The root of the system to export from (often '/', but you must specify this)

dst

The root of the exported system. This directory must exist, and should be empty unless you specify 'on_conflict'.

It can also be an object with 'add' and 'finish' methods, which avoids the entire construction of a staging directory, and doesn't require root permission to operate.

Options:

rewrite_path

Convenience for calling "rewrite_path" using a hashref of { src => dst } pairs.

rewrite_user

Convenience for calling "rewrite_user" using a hashref of { src => dst } pairs.

rewrite_group

Convenience for calling "rewrite_group" using a hashref of { src => dst } pairs.

src_userdb

An instance of Sys::Export::Unix::UserDB, or constructor parameters for one. The default is to read $src/etc/passwd, or fall back to the getpwnam function of the host. See "USER REMAPPING" for more details.

dst_userdb

An instance of Sys::Export::Unix::UserDB, or constructor parameters for one. If defined, this will trigger name-based translations of all UID/GID values written to the destination filesystem. See "USER REMAPPING" for more details.

tmp

A temporary directory where this module can prepare temporary files. If you are using a filesystem destination, it will default to the same device as the staging directory.

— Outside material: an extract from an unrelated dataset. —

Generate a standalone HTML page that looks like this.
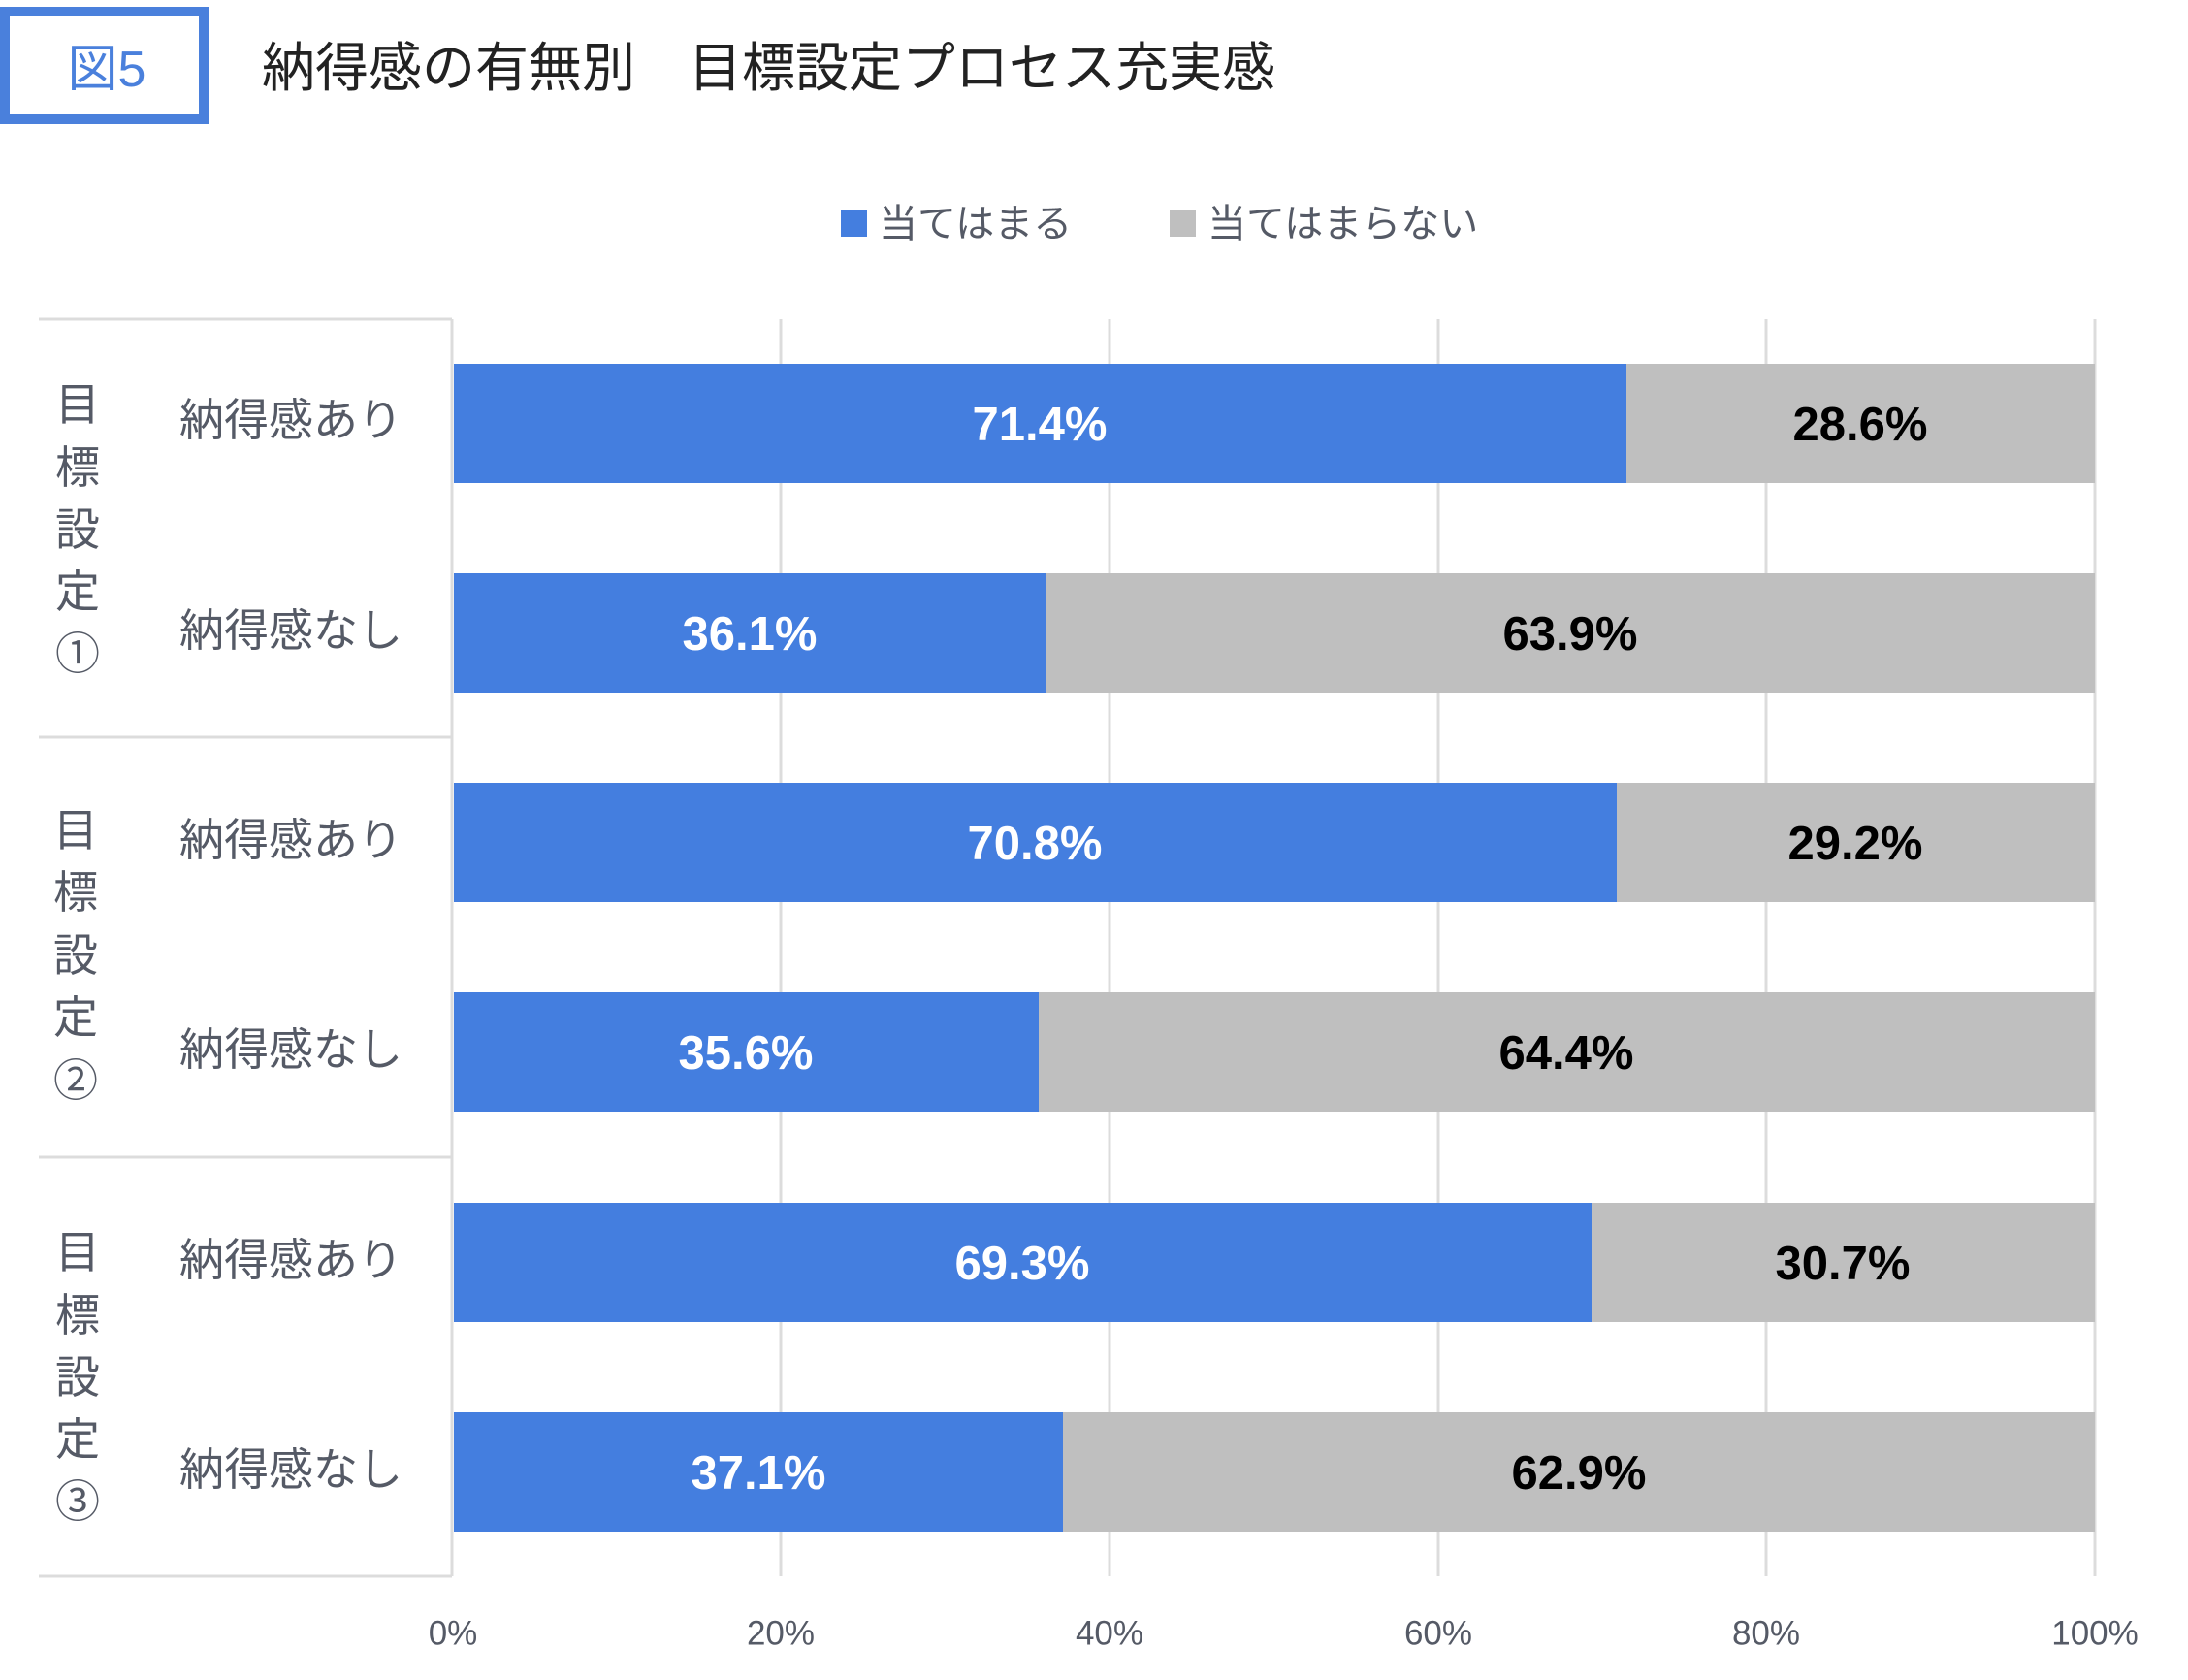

When finish is called, this is et to undef so that instance of File::Temp can clean themselves up.

on_collision

Specifies what to do if there is a name collision in the destination. See attribute "on_collision".

log

This can either be a Log::Any instance, or a string specifying a log level such as "debug" or "trace". The default logging is on STDOUT (level 'info') and simply lists the files being copied and whether they were patched.

ATTRIBUTES

src

The root of the source filesystem. It must be the actual root used by the symlinks and library paths inside this filesystem, or things will break.

src_abs

The abs_path of the root of the source filesystem, always ending with '/'.

src_userdb

An instance of Sys::Export::Unix::UserDB. This attribute is undef until it is needed, unless you specified it to the constructor. See "USER REMAPPING" for details.

dst

The root of the destination filesystem, OR a coderef which receives files which are ready to be recorded. This must be the logical root of your destination filesystem, which will be used when symlinks or library paths refer to '/'. If you want to move files into a subdirectory of the logical destination filesystem, see "rewrite_path". If you provide a coderef, the signature is

sub ($exporter, $file_attrs) { ... }

dst_abs

The abs_path of the root of the destination filesystem, always ending with '/'. This is only defined if dst is not a coderef.

dst_userdb

An instance of Sys::Export::Unix::UserDB. This attribute is undef until it is needed, unless you specified it to the constructor. See "USER REMAPPING" for details.

tmp

The abs_path of a directory to use for temporary staging before renaming into "dst". This must be in the same volume as dst so that rename() can be used to move temporary files into their dst location.

src_path_set

A hashref of all source paths which have been processed, and which destination path they were written as. All paths are logically absolute to their respective roots, but without a leading slash.

dst_path_set

A hashref of all destination paths which have been created (as keys). If the value of the key is defined, it is the source path. If not defined, it means the destination was created without reference to a source path.

dst_uid_used

The set of numeric user IDs which have been written to dst.

dst_gid_used

The set of numeric group IDs which have been written to dst.

path_rewrite_regex

A regex that matches the longest prefix of a source path having a rewrite rule.

on_collision

Specifies what to do if there is a name collision in the destination. The default (undef) causes an exception unless the existing file is identical to the one that would be written.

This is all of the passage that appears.